In January 1815, the United States had just completed the War of 1812. The federal government’s financial position was weak, and the nation was in the midst of a broad economic slump. Many people thought that a national bank would provide relief for the country’s ailing economy and help in paying its war debt. The matter became urgent when many state-chartered banks stopped redeeming their notes, which convinced President James Madison and his advisers that the time had come to move the country toward a more uniform, stable paper currency. Six men figured prominently in establishing a new entity to solve these problems, which is commonly referred to as the Second Bank of the United States: the financiers John Jacob Astor, David Parish, Stephen Girard, and Jacob Barker; Treasury Secretary Alexander Dallas; and Congressman John C. Calhoun of South Carolina. In April 1816 Madison signed the act establishing the Bank.

The capitalization for the Bank was authorized at $35 million, which meant that that much capital needed to be raised. Subscriptions for shares went on sale in July 1816, and the sale period was set at three weeks. To make it easier for investors to buy subscriptions, sales were held in twenty cities. Subscribers received subscription receipts signed by the three commissioners handling the sales in their cities. In Philadelphia they were Stephen Girard, Cadu Evans, and Thomas Seiper.

Document signed, being one of the original stock subscription receipts, Philadelphia, July 23, 1816, certifying that merchant and privateer Joseph Beylle had paid “the sum of Two hundred Dollars in coin, and the sum of one thousand Dollars (at the rate allowed by law) in funded debt, being the amount of the first installment on Forty shares subscribed to the Capital of the Bank of the United States…” It is signed by Girard, Evans and Seiper as Commissioners.
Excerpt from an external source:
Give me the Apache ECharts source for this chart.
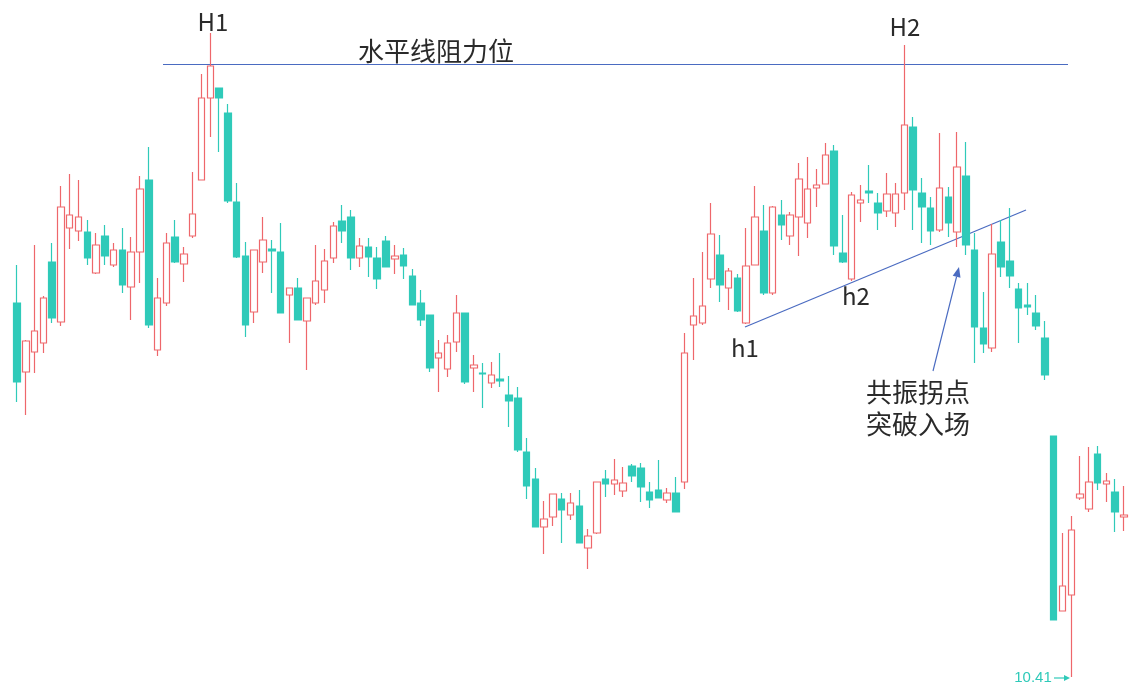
<!DOCTYPE html>
<html>
<head>
<meta charset="utf-8">
<script src="https://cdn.jsdelivr.net/npm/echarts@6/dist/echarts.min.js"></script>
<style>
html,body{margin:0;padding:0;background:#fff;}
#chart{width:1132px;height:688px;}
</style>
</head>
<body>
<div id="chart"></div>
<script>
// OHLC values (price units)
const opens = [14.15,13.46,13.66,13.75,14.56,13.96,14.90,14.87,14.86,14.45,14.82,14.53,14.68,14.31,14.66,15.38,13.68,14.15,14.81,14.54,
14.82,15.38,16.20,16.30,16.05,15.16,14.62,14.06,14.56,14.69,14.66,14.23,14.30,13.97,14.15,14.28,14.60,14.97,15.01,14.60,
14.71,14.60,14.77,14.59,14.63,14.42,14.15,14.03,13.60,13.49,13.76,14.05,13.50,13.45,13.35,13.39,13.23,13.20,12.66,12.39,
11.91,12.01,12.19,12.03,12.12,11.70,11.85,12.39,12.34,12.27,12.52,12.50,12.26,12.28,12.18,12.25,12.36,13.93,13.95,14.39,
14.63,14.30,14.40,13.95,14.53,14.87,14.25,15.03,14.82,15.01,14.95,15.30,15.34,15.67,14.65,14.39,15.15,15.27,15.15,15.07,
15.05,15.25,15.91,15.25,15.10,14.88,15.21,14.86,15.42,14.68,13.90,13.70,14.76,14.57,14.29,14.13,14.05,13.80,12.82,11.07,
11.23,12.20,12.09,12.64,12.34,12.26,12.01];
const closes = [13.36,13.77,13.87,14.20,14.00,15.11,15.03,15.01,14.60,14.73,14.62,14.68,14.33,14.66,15.29,13.93,14.20,14.75,14.56,14.64,
15.04,16.20,16.52,16.20,15.17,14.61,13.93,14.68,14.78,14.67,14.05,14.30,13.98,14.20,14.37,14.57,14.92,14.87,14.60,14.72,
14.61,14.39,14.51,14.62,14.52,14.13,13.98,13.50,13.65,13.75,14.05,13.36,13.53,13.44,13.43,13.37,13.17,12.68,12.32,11.91,
11.99,12.24,12.08,12.15,11.75,11.82,12.36,12.34,12.38,12.35,12.42,12.31,12.18,12.20,12.25,12.06,13.65,14.02,14.12,14.84,
14.33,14.47,14.07,14.52,15.01,14.25,15.11,14.93,15.03,15.39,15.29,15.33,15.63,14.72,14.56,15.23,15.18,15.25,15.05,15.24,
15.24,15.93,15.28,15.11,14.87,15.30,14.95,15.51,14.73,13.91,13.74,14.64,14.51,14.42,14.10,14.11,13.92,13.43,10.98,11.32,
11.88,12.24,12.36,12.35,12.37,12.06,12.03];
const lows = [13.16,13.03,13.45,13.65,13.95,13.92,14.69,14.77,14.53,14.44,14.53,14.51,14.25,13.98,14.35,13.90,13.62,14.12,14.55,14.36,
14.80,15.38,15.81,15.66,15.15,14.60,13.81,13.95,14.45,14.25,14.05,13.75,13.98,13.48,14.13,14.15,14.55,14.75,14.48,14.51,
14.41,14.29,14.51,14.44,14.39,14.13,13.92,13.46,13.26,13.41,13.66,13.34,13.26,13.10,13.30,13.31,12.91,12.66,12.19,11.91,
11.64,11.92,11.75,11.98,11.75,11.49,11.84,12.21,12.23,12.21,12.36,12.16,12.10,12.20,12.15,12.06,12.29,13.58,13.93,14.30,
14.16,14.08,14.06,13.94,14.53,14.23,14.23,14.78,14.73,14.62,14.80,15.11,15.34,14.63,14.55,14.37,14.96,15.15,14.88,15.01,
14.91,15.08,14.88,14.75,14.73,14.86,14.81,14.71,14.63,13.55,13.65,13.66,14.41,14.30,13.75,14.03,13.88,13.38,10.98,11.07,
10.41,12.18,12.06,12.28,12.16,11.86,11.87];
const highs = [14.53,13.78,14.73,14.22,14.75,15.32,15.44,15.38,14.98,14.85,14.93,14.75,14.90,14.81,15.42,15.71,14.40,14.85,14.98,14.71,
15.46,16.44,16.85,16.30,16.14,15.35,14.76,14.68,15.01,14.78,14.95,14.30,14.40,14.20,14.73,14.69,14.96,15.13,15.08,14.80,
14.80,14.71,14.82,14.73,14.70,14.49,14.28,14.03,13.78,13.83,14.23,14.05,13.63,13.55,13.56,13.65,13.42,13.31,12.80,12.50,
12.17,12.24,12.25,12.25,12.28,11.89,12.36,12.48,12.59,12.51,12.54,12.55,12.36,12.58,12.30,12.41,13.85,14.40,14.66,15.15,
14.83,14.50,14.44,14.90,15.32,15.13,15.12,15.18,15.06,15.55,15.61,15.49,15.75,15.73,15.03,15.26,15.33,15.53,15.25,15.45,
15.35,16.73,16.01,15.40,15.21,15.85,15.31,15.86,15.76,14.85,14.26,14.94,14.98,15.10,14.35,14.35,14.23,13.97,12.82,11.85,
12.02,12.62,12.71,12.72,12.45,12.39,12.32];
const categories = opens.map((_, i) => 'K' + (i + 1));
const lowLabel = '10.41';

const RED = '#ee676b';
const TEAL = '#2fcab9';
const BLUE = '#4a6bc1';
const INK = '#2a2a2a';

const chart = echarts.init(document.getElementById('chart'), null, {renderer: 'canvas'});
const kdata = opens.map((o, i) => [o, closes[i], lows[i], highs[i]]);

const cjk = '"Noto Sans CJK SC", "Noto Sans", sans-serif';
function txt(x, y, s, size, color) {
  return {type: 'text', x: x, y: y, silent: true,
    style: {text: s, fill: color || INK, font: size + 'px ' + cjk, align: 'center', verticalAlign: 'middle'}};
}
function seg(x1, y1, x2, y2, w) {
  return {type: 'line', silent: true, shape: {x1: x1, y1: y1, x2: x2, y2: y2},
    style: {stroke: BLUE, lineWidth: w || 1.2}};
}

chart.setOption({
  animation: false,
  backgroundColor: '#ffffff',
  grid: {left: 12.6, right: 3.6, top: 0, bottom: 0},
  xAxis: {type: 'category', data: categories, show: false, boundaryGap: true},
  yAxis: {type: 'value', min: 10.30, max: 17.18, show: false, splitLine: {show: false}},
  series: [{
    type: 'candlestick',
    data: kdata,
    barWidth: 7,
    itemStyle: {color: '#ffffff', color0: TEAL, borderColor: RED, borderColor0: TEAL, borderWidth: 1.2}
  }],
  graphic: [
    seg(163, 64.5, 1068, 64.5),
    seg(745, 327, 1026, 210),
    seg(933, 371, 956.6, 276.7),
    {type: 'polygon', silent: true, shape: {points: [[959, 267], [960.5, 277.7], [952.7, 275.7]]}, style: {fill: BLUE}},
    txt(213, 22, 'H1', 24),
    txt(436, 51, '水平线阻力位', 26),
    txt(905, 27, 'H2', 24),
    txt(745, 348, 'h1', 24),
    txt(856, 296, 'h2', 24),
    txt(918, 392, '共振拐点', 26),
    txt(918, 424, '突破入场', 26),
    {type: 'text', x: 1033, y: 678, silent: true,
      style: {text: lowLabel, fill: TEAL, font: '15px "Liberation Sans", Arial, sans-serif', align: 'center', verticalAlign: 'middle'}},
    {type: 'line', silent: true, shape: {x1: 1054, y1: 678, x2: 1066, y2: 678}, style: {stroke: TEAL, lineWidth: 1.2}},
    {type: 'polygon', silent: true, shape: {points: [[1070, 678], [1064, 675], [1064, 681]]}, style: {fill: TEAL}}
  ]
});
</script>
</body>
</html>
It’s interesting to see that to raise such a substantial sum, the promoters were only asking for a down payment of $200, with the balance to be paid off later. In any case, at the end of the three week sale period, $3 million of scrips remained unsold. So Stephen Girard stepped in and bought them, and the subscriptions were complete.

Girard was not only one of the moving spirits of the Bank, but chairman of the stockholders after its establishment. He was largely influential in effecting the replacement of the incompetent initial leadership with the sounder administrations of Langdon Cheves and Nicholas Biddle.